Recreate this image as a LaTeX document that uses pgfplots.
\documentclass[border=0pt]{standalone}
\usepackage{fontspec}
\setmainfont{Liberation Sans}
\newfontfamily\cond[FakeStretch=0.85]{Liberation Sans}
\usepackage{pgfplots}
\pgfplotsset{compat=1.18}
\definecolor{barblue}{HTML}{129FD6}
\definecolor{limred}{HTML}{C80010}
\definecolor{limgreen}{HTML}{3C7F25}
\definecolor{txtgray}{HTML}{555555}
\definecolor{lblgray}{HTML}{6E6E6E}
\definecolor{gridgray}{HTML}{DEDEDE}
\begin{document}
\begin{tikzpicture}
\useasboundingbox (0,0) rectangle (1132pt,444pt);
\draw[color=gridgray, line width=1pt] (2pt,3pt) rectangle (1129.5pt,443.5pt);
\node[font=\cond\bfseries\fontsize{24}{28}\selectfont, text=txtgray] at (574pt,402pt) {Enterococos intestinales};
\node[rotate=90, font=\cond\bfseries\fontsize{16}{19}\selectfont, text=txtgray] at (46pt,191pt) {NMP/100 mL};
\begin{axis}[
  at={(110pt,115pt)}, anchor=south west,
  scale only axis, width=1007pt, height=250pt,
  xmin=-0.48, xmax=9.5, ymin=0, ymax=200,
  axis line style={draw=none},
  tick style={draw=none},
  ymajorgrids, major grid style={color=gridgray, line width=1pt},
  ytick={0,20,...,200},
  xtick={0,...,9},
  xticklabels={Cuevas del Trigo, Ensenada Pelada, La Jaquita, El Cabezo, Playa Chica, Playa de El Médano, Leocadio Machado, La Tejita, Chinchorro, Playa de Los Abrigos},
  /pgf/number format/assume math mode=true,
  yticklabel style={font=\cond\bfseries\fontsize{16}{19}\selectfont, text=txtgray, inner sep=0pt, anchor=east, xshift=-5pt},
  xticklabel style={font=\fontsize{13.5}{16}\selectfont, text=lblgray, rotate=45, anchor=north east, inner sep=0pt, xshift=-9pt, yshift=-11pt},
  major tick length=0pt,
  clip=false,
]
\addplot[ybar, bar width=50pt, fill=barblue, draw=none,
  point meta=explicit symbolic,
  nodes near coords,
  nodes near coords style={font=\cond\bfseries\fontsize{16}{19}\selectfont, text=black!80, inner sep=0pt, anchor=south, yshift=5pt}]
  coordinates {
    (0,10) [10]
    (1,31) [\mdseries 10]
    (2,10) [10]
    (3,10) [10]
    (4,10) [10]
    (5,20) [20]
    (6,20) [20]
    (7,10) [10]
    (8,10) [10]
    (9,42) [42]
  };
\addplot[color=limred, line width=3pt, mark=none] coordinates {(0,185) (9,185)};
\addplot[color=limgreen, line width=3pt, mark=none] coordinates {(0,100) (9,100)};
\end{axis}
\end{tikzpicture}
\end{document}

————————

YOUR TASK: Quote the listing in full, please, keeping every line exact.

ANSWER TO THIS PROBLEM:
Recreate this image as a LaTeX document that uses pgfplots.
\documentclass[border=0pt]{standalone}
\usepackage{fontspec}
\setmainfont{Liberation Sans}
\newfontfamily\cond[FakeStretch=0.85]{Liberation Sans}
\usepackage{pgfplots}
\pgfplotsset{compat=1.18}
\definecolor{barblue}{HTML}{129FD6}
\definecolor{limred}{HTML}{C80010}
\definecolor{limgreen}{HTML}{3C7F25}
\definecolor{txtgray}{HTML}{555555}
\definecolor{lblgray}{HTML}{6E6E6E}
\definecolor{gridgray}{HTML}{DEDEDE}
\begin{document}
\begin{tikzpicture}
\useasboundingbox (0,0) rectangle (1132pt,444pt);
\draw[color=gridgray, line width=1pt] (2pt,3pt) rectangle (1129.5pt,443.5pt);
\node[font=\cond\bfseries\fontsize{24}{28}\selectfont, text=txtgray] at (574pt,402pt) {Enterococos intestinales};
\node[rotate=90, font=\cond\bfseries\fontsize{16}{19}\selectfont, text=txtgray] at (46pt,191pt) {NMP/100 mL};
\begin{axis}[
  at={(110pt,115pt)}, anchor=south west,
  scale only axis, width=1007pt, height=250pt,
  xmin=-0.48, xmax=9.5, ymin=0, ymax=200,
  axis line style={draw=none},
  tick style={draw=none},
  ymajorgrids, major grid style={color=gridgray, line width=1pt},
  ytick={0,20,...,200},
  xtick={0,...,9},
  xticklabels={Cuevas del Trigo, Ensenada Pelada, La Jaquita, El Cabezo, Playa Chica, Playa de El Médano, Leocadio Machado, La Tejita, Chinchorro, Playa de Los Abrigos},
  /pgf/number format/assume math mode=true,
  yticklabel style={font=\cond\bfseries\fontsize{16}{19}\selectfont, text=txtgray, inner sep=0pt, anchor=east, xshift=-5pt},
  xticklabel style={font=\fontsize{13.5}{16}\selectfont, text=lblgray, rotate=45, anchor=north east, inner sep=0pt, xshift=-9pt, yshift=-11pt},
  major tick length=0pt,
  clip=false,
]
\addplot[ybar, bar width=50pt, fill=barblue, draw=none,
  point meta=explicit symbolic,
  nodes near coords,
  nodes near coords style={font=\cond\bfseries\fontsize{16}{19}\selectfont, text=black!80, inner sep=0pt, anchor=south, yshift=5pt}]
  coordinates {
    (0,10) [10]
    (1,31) [\mdseries 10]
    (2,10) [10]
    (3,10) [10]
    (4,10) [10]
    (5,20) [20]
    (6,20) [20]
    (7,10) [10]
    (8,10) [10]
    (9,42) [42]
  };
\addplot[color=limred, line width=3pt, mark=none] coordinates {(0,185) (9,185)};
\addplot[color=limgreen, line width=3pt, mark=none] coordinates {(0,100) (9,100)};
\end{axis}
\end{tikzpicture}
\end{document}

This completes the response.